** START OF Record extracts **
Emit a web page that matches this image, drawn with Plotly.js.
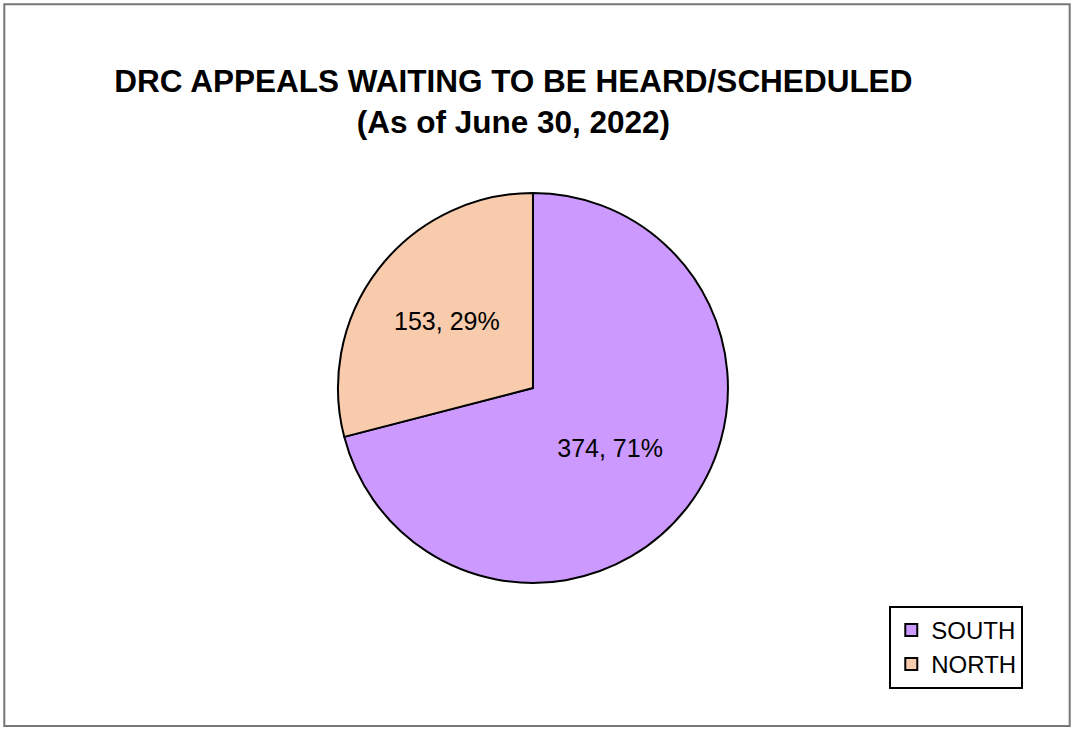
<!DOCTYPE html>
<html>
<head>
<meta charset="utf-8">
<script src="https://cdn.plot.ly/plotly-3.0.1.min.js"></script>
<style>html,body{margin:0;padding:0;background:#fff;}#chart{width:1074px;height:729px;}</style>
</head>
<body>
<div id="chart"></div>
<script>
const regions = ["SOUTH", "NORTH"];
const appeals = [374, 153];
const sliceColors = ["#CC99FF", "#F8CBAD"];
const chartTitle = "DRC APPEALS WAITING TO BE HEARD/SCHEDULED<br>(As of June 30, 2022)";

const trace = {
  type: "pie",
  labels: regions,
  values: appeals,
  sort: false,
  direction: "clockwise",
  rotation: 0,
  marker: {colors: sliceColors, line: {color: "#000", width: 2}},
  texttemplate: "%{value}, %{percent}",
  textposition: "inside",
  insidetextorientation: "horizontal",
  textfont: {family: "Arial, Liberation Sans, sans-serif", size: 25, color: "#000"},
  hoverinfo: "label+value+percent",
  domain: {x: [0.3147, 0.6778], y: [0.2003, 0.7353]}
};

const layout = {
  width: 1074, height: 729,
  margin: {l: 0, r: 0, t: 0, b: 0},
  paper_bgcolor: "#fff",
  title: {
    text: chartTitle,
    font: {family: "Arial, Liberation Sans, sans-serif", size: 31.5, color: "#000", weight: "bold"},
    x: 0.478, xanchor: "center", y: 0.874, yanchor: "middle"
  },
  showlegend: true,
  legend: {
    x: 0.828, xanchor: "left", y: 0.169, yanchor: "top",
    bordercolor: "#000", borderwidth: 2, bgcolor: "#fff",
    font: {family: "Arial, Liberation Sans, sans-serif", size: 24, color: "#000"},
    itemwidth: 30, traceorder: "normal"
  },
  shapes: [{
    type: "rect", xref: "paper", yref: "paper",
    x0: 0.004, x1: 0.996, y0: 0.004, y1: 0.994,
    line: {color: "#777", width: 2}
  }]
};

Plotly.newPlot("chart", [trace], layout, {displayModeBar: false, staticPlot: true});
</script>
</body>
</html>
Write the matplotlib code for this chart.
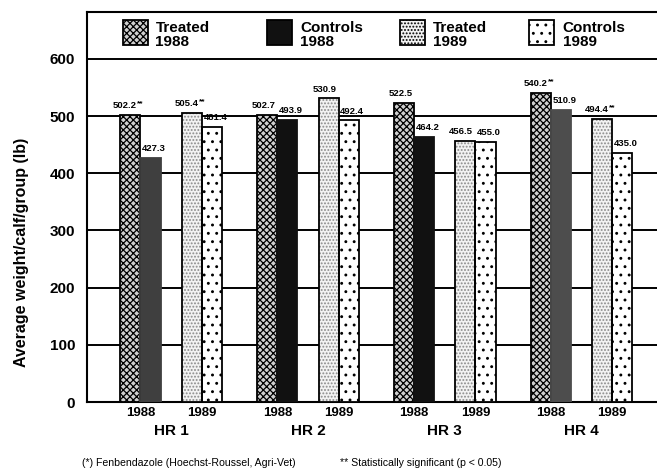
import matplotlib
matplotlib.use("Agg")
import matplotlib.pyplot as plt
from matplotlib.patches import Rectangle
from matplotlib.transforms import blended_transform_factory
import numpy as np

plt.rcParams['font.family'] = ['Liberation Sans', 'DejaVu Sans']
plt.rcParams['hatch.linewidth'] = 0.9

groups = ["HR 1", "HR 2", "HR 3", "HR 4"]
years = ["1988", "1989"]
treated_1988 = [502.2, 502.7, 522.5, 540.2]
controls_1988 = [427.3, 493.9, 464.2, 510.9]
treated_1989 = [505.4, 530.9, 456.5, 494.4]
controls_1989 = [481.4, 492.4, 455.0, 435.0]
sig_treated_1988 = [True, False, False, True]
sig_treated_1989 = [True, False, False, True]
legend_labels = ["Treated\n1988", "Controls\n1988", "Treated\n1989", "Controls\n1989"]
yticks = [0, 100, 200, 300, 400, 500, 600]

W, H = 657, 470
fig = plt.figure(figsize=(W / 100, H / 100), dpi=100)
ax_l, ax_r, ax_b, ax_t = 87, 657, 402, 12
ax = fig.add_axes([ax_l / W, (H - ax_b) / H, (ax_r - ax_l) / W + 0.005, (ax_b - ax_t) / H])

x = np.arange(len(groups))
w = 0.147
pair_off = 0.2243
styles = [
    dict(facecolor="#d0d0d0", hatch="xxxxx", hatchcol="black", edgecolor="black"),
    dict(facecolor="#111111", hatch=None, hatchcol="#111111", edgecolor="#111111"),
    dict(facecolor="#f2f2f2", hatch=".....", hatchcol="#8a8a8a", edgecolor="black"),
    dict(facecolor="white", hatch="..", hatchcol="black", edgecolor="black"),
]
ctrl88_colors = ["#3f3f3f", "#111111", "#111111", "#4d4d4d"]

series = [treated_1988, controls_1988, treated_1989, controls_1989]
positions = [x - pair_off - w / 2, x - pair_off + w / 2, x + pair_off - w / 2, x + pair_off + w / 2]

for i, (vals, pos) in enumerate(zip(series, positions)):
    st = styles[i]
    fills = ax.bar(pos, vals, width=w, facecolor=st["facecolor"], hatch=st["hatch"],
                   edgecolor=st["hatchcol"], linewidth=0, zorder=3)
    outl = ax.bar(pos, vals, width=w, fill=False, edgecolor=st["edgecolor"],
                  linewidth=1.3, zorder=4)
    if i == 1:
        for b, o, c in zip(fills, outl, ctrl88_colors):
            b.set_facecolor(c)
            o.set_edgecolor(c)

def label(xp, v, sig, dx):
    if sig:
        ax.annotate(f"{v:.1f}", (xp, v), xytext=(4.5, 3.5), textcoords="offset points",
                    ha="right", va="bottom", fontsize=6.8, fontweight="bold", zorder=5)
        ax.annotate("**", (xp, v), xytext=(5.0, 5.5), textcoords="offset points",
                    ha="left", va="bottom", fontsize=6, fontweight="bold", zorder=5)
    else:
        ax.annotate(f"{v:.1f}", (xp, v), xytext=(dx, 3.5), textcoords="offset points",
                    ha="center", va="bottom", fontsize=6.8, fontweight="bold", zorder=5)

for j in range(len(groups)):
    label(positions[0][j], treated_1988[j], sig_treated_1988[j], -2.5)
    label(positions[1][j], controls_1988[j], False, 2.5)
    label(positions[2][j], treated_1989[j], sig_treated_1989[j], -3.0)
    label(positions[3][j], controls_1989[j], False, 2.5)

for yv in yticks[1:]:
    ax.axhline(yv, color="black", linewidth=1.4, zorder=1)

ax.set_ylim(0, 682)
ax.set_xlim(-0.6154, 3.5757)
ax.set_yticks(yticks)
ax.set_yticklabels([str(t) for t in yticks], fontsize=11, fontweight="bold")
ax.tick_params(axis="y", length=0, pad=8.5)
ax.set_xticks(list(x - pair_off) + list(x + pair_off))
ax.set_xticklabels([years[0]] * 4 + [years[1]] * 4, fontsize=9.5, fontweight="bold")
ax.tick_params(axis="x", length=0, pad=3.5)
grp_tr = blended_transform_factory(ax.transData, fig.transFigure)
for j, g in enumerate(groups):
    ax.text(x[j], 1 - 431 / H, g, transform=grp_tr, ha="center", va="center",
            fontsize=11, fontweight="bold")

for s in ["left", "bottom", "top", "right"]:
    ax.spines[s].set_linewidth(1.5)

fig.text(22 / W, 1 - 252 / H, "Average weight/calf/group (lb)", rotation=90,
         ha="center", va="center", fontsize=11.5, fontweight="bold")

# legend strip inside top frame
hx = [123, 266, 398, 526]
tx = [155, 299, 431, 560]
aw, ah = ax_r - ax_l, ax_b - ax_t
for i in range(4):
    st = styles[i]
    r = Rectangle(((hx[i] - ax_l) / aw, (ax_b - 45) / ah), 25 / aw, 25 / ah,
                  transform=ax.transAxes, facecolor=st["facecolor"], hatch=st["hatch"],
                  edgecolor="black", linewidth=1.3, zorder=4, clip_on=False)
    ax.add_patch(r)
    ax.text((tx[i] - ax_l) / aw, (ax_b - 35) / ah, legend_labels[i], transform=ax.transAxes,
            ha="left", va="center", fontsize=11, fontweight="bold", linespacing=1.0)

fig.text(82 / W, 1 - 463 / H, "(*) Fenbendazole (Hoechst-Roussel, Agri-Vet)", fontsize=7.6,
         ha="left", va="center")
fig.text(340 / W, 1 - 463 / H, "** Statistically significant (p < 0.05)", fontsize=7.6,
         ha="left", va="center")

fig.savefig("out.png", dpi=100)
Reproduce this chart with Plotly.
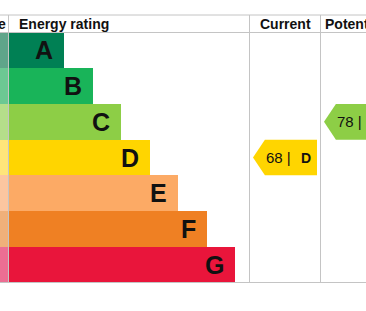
** END OF Record extracts **
* Problem details
Restate the whole of the material word for word without the pictures.

* Result below
Emit a web page that matches this image, drawn with Plotly.js.
<!DOCTYPE html>
<html>
<head>
<meta charset="utf-8">
<script src="https://cdn.plot.ly/plotly-3.0.1.min.js"></script>
<style>html,body{margin:0;padding:0;background:#fff;}#chart{width:1074px;height:729px;}</style>
</head>
<body>
<div id="chart"></div>
<script>
const regions = ["SOUTH", "NORTH"];
const appeals = [374, 153];
const sliceColors = ["#CC99FF", "#F8CBAD"];
const chartTitle = "DRC APPEALS WAITING TO BE HEARD/SCHEDULED<br>(As of June 30, 2022)";

const trace = {
  type: "pie",
  labels: regions,
  values: appeals,
  sort: false,
  direction: "clockwise",
  rotation: 0,
  marker: {colors: sliceColors, line: {color: "#000", width: 2}},
  texttemplate: "%{value}, %{percent}",
  textposition: "inside",
  insidetextorientation: "horizontal",
  textfont: {family: "Arial, Liberation Sans, sans-serif", size: 25, color: "#000"},
  hoverinfo: "label+value+percent",
  domain: {x: [0.3147, 0.6778], y: [0.2003, 0.7353]}
};

const layout = {
  width: 1074, height: 729,
  margin: {l: 0, r: 0, t: 0, b: 0},
  paper_bgcolor: "#fff",
  title: {
    text: chartTitle,
    font: {family: "Arial, Liberation Sans, sans-serif", size: 31.5, color: "#000", weight: "bold"},
    x: 0.478, xanchor: "center", y: 0.874, yanchor: "middle"
  },
  showlegend: true,
  legend: {
    x: 0.828, xanchor: "left", y: 0.169, yanchor: "top",
    bordercolor: "#000", borderwidth: 2, bgcolor: "#fff",
    font: {family: "Arial, Liberation Sans, sans-serif", size: 24, color: "#000"},
    itemwidth: 30, traceorder: "normal"
  },
  shapes: [{
    type: "rect", xref: "paper", yref: "paper",
    x0: 0.004, x1: 0.996, y0: 0.004, y1: 0.994,
    line: {color: "#777", width: 2}
  }]
};

Plotly.newPlot("chart", [trace], layout, {displayModeBar: false, staticPlot: true});
</script>
</body>
</html>
Write the matplotlib code for this chart.
import matplotlib
matplotlib.use("Agg")
import matplotlib.pyplot as plt
from matplotlib.patches import Rectangle
from matplotlib.transforms import blended_transform_factory
import numpy as np

plt.rcParams['font.family'] = ['Liberation Sans', 'DejaVu Sans']
plt.rcParams['hatch.linewidth'] = 0.9

groups = ["HR 1", "HR 2", "HR 3", "HR 4"]
years = ["1988", "1989"]
treated_1988 = [502.2, 502.7, 522.5, 540.2]
controls_1988 = [427.3, 493.9, 464.2, 510.9]
treated_1989 = [505.4, 530.9, 456.5, 494.4]
controls_1989 = [481.4, 492.4, 455.0, 435.0]
sig_treated_1988 = [True, False, False, True]
sig_treated_1989 = [True, False, False, True]
legend_labels = ["Treated\n1988", "Controls\n1988", "Treated\n1989", "Controls\n1989"]
yticks = [0, 100, 200, 300, 400, 500, 600]

W, H = 657, 470
fig = plt.figure(figsize=(W / 100, H / 100), dpi=100)
ax_l, ax_r, ax_b, ax_t = 87, 657, 402, 12
ax = fig.add_axes([ax_l / W, (H - ax_b) / H, (ax_r - ax_l) / W + 0.005, (ax_b - ax_t) / H])

x = np.arange(len(groups))
w = 0.147
pair_off = 0.2243
styles = [
    dict(facecolor="#d0d0d0", hatch="xxxxx", hatchcol="black", edgecolor="black"),
    dict(facecolor="#111111", hatch=None, hatchcol="#111111", edgecolor="#111111"),
    dict(facecolor="#f2f2f2", hatch=".....", hatchcol="#8a8a8a", edgecolor="black"),
    dict(facecolor="white", hatch="..", hatchcol="black", edgecolor="black"),
]
ctrl88_colors = ["#3f3f3f", "#111111", "#111111", "#4d4d4d"]

series = [treated_1988, controls_1988, treated_1989, controls_1989]
positions = [x - pair_off - w / 2, x - pair_off + w / 2, x + pair_off - w / 2, x + pair_off + w / 2]

for i, (vals, pos) in enumerate(zip(series, positions)):
    st = styles[i]
    fills = ax.bar(pos, vals, width=w, facecolor=st["facecolor"], hatch=st["hatch"],
                   edgecolor=st["hatchcol"], linewidth=0, zorder=3)
    outl = ax.bar(pos, vals, width=w, fill=False, edgecolor=st["edgecolor"],
                  linewidth=1.3, zorder=4)
    if i == 1:
        for b, o, c in zip(fills, outl, ctrl88_colors):
            b.set_facecolor(c)
            o.set_edgecolor(c)

def label(xp, v, sig, dx):
    if sig:
        ax.annotate(f"{v:.1f}", (xp, v), xytext=(4.5, 3.5), textcoords="offset points",
                    ha="right", va="bottom", fontsize=6.8, fontweight="bold", zorder=5)
        ax.annotate("**", (xp, v), xytext=(5.0, 5.5), textcoords="offset points",
                    ha="left", va="bottom", fontsize=6, fontweight="bold", zorder=5)
    else:
        ax.annotate(f"{v:.1f}", (xp, v), xytext=(dx, 3.5), textcoords="offset points",
                    ha="center", va="bottom", fontsize=6.8, fontweight="bold", zorder=5)

for j in range(len(groups)):
    label(positions[0][j], treated_1988[j], sig_treated_1988[j], -2.5)
    label(positions[1][j], controls_1988[j], False, 2.5)
    label(positions[2][j], treated_1989[j], sig_treated_1989[j], -3.0)
    label(positions[3][j], controls_1989[j], False, 2.5)

for yv in yticks[1:]:
    ax.axhline(yv, color="black", linewidth=1.4, zorder=1)

ax.set_ylim(0, 682)
ax.set_xlim(-0.6154, 3.5757)
ax.set_yticks(yticks)
ax.set_yticklabels([str(t) for t in yticks], fontsize=11, fontweight="bold")
ax.tick_params(axis="y", length=0, pad=8.5)
ax.set_xticks(list(x - pair_off) + list(x + pair_off))
ax.set_xticklabels([years[0]] * 4 + [years[1]] * 4, fontsize=9.5, fontweight="bold")
ax.tick_params(axis="x", length=0, pad=3.5)
grp_tr = blended_transform_factory(ax.transData, fig.transFigure)
for j, g in enumerate(groups):
    ax.text(x[j], 1 - 431 / H, g, transform=grp_tr, ha="center", va="center",
            fontsize=11, fontweight="bold")

for s in ["left", "bottom", "top", "right"]:
    ax.spines[s].set_linewidth(1.5)

fig.text(22 / W, 1 - 252 / H, "Average weight/calf/group (lb)", rotation=90,
         ha="center", va="center", fontsize=11.5, fontweight="bold")

# legend strip inside top frame
hx = [123, 266, 398, 526]
tx = [155, 299, 431, 560]
aw, ah = ax_r - ax_l, ax_b - ax_t
for i in range(4):
    st = styles[i]
    r = Rectangle(((hx[i] - ax_l) / aw, (ax_b - 45) / ah), 25 / aw, 25 / ah,
                  transform=ax.transAxes, facecolor=st["facecolor"], hatch=st["hatch"],
                  edgecolor="black", linewidth=1.3, zorder=4, clip_on=False)
    ax.add_patch(r)
    ax.text((tx[i] - ax_l) / aw, (ax_b - 35) / ah, legend_labels[i], transform=ax.transAxes,
            ha="left", va="center", fontsize=11, fontweight="bold", linespacing=1.0)

fig.text(82 / W, 1 - 463 / H, "(*) Fenbendazole (Hoechst-Roussel, Agri-Vet)", fontsize=7.6,
         ha="left", va="center")
fig.text(340 / W, 1 - 463 / H, "** Statistically significant (p < 0.05)", fontsize=7.6,
         ha="left", va="center")

fig.savefig("out.png", dpi=100)
Reproduce this chart with Plotly.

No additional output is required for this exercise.